Je retournai en Suisse et fus plus tard appelé à Paris pour éditer un journal socialiste russe. Lorsqu'une division de troupes russes s'est mutinée et a tué son général, j'ai adressé une sévère lettre de critique du gouvernement français de Jules Guesde, membre socialiste du cabinet, pour le châtiment sauvage infligé aux troupes russes. Cela a tellement déplu au gouvernement français qu'on m'a ordonné de quitter la France. Je suis ensuite retourné en Suisse, mais la Suisse craignait des complications avec le gouvernement tsariste et ne voulut pas me laisser entrer. Je me suis alors tourné vers l'Espagne. L'Espagne ne m'accueillera pas non plus. J'ai été détenu à Barcelone, d’où je devais être déporté vers Cuba, où je ne connaissais personne, et où je me serais retrouvé complètement bloqué. Plus tard, le gouvernement espagnol a décidé de me laisser aller où je voulais, à la seule condition que je quitte l'Espagne.
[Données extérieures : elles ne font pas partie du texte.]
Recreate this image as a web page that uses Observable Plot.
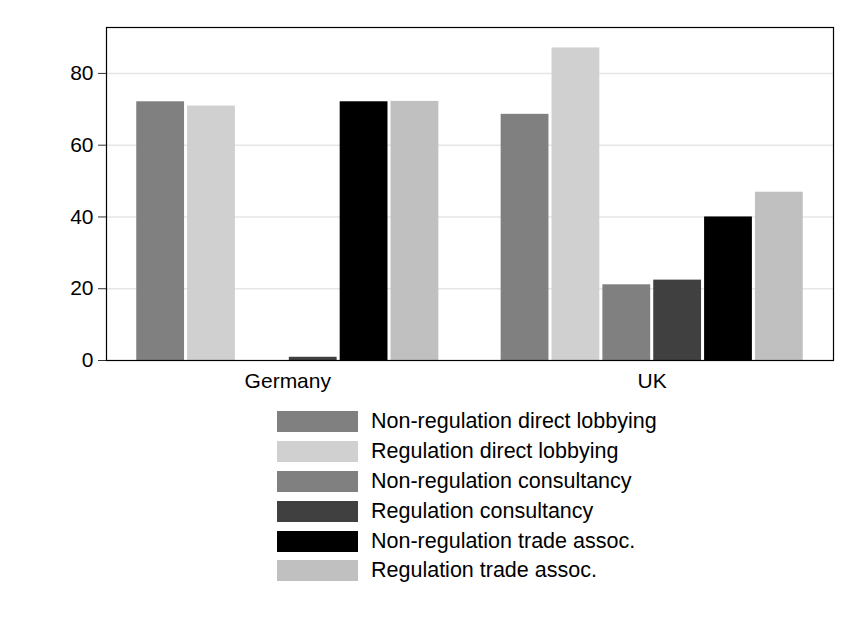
<!DOCTYPE html>
<html><head><meta charset="utf-8">
<script src="https://cdn.jsdelivr.net/npm/d3@7"></script>
<script src="https://cdn.jsdelivr.net/npm/@observablehq/plot@0.6"></script>
<style>
body{margin:0;background:#fff;font-family:"Liberation Sans",Arial,sans-serif;}
#chart{position:relative;width:845px;height:400px;}
#chart svg{position:absolute;left:0;top:0;}
#legend{padding-left:277px;margin-top:7px;}
.row{display:flex;align-items:center;height:29.8px;font-size:21.5px;color:#000;}
.sw{width:81px;height:21px;margin-right:13px;flex:none;}
</style></head><body>
<div id="chart"></div><div id="legend"></div>
<script>
const countries = ["Germany", "UK"];
const series = [
  "Non-regulation direct lobbying",
  "Regulation direct lobbying",
  "Non-regulation consultancy",
  "Regulation consultancy",
  "Non-regulation trade assoc.",
  "Regulation trade assoc."
];
const germanyValues = [72.1, 70.9, 0, 0.9, 72.1, 72.2];
const ukValues = [68.6, 87.1, 21.1, 22.4, 40.0, 46.9];
const yTicks = [0, 20, 40, 60, 80];
const yMax = 92.8;
const colors = ["#808080", "#d0d0d0", "#808080", "#404040", "#000000", "#c0c0c0"];

const valuesByCountry = {Germany: germanyValues, UK: ukValues};
const rows = countries.flatMap(c => series.map((s, j) => ({country: c, series: s, value: valuesByCountry[c][j]})));

const font = '"Liberation Sans", Arial, sans-serif';
const common = {
  width: 845, height: 400,
  marginLeft: 106, marginRight: 12, marginTop: 27, marginBottom: 40,
  style: {background: "transparent", fontFamily: font, fontSize: "21px", color: "#000"}
};

// Layer 1: grid lines (behind bars)
const grid = Plot.plot({
  ...common,
  y: {domain: [0, yMax], axis: null},
  marks: [Plot.gridY(yTicks.filter(d => d > 0), {stroke: "#e6e6e6", strokeOpacity: 1, strokeWidth: 1.6})]
});

// Layer 2: grouped bars
const bars = Plot.plot({
  ...common,
  y: {domain: [0, yMax], axis: null},
  fx: {domain: countries, paddingInner: 0.171, paddingOuter: 0.083, round: false, label: null, axis: "bottom", tickSize: 0, tickPadding: 13},
  x: {domain: series, axis: null, paddingInner: 0.06, paddingOuter: 0, round: false},
  color: {domain: series, range: colors},
  marks: [Plot.barY(rows, {fx: "country", x: "series", y: "value", fill: "series"})]
});

// Layer 3: frame and y axis
const frame = Plot.plot({
  ...common,
  y: {domain: [0, yMax]},
  marks: [
    Plot.frame({stroke: "#000", strokeWidth: 1.2}),
    Plot.axisY(yTicks, {tickSize: 8, tickPadding: 5, label: null, stroke: "#333"})
  ]
});

const chart = document.getElementById("chart");
chart.append(grid, bars, frame);

const legend = d3.select("#legend");
series.forEach((s, i) => {
  const r = legend.append("div").attr("class", "row");
  r.append("div").attr("class", "sw").style("background", colors[i]);
  r.append("span").text(s);
});
</script>
</body></html>
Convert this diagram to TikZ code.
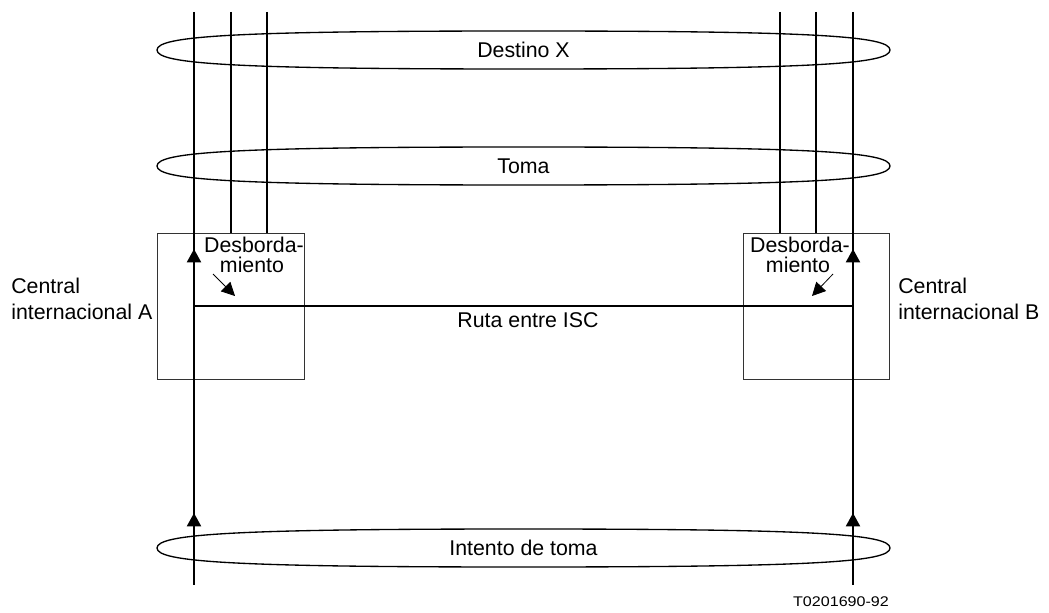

Tous les pays d'Europe m'étaient pratiquement fermés, et j'ai donc tourné mon regard au-delà de l'Atlantique et suis arrivé à Ellis Island fin décembre 1916.
Ici, à New York, j'ai vécu avec ma femme et mes deux enfants dans un trois pièces d'un immeuble du Bronx, j'ai écrit pour le Novyi Mir, le quotidien socialiste russe, et j'ai pris la parole lors de réunions socialistes. Cependant, je ne m'attends pas à ce que mon séjour ici soit très long, car une révolution doit éclater en Russie dans peu de temps, et dès que cela se produira, je me hâterai de retourner dans mon pays d'origine et d'aider à l'œuvre de libération de la Russie.
Mon livre Les bolcheviks et la paix mondiale [La guerre et l'Internationale] exprime pleinement mes convictions sur la guerre mondiale. C'est le résultat d'une étude large et approfondie et le programme qui y est tracé est la seule solution que je puisse voir aux problèmes auxquels l'humanité est confrontée.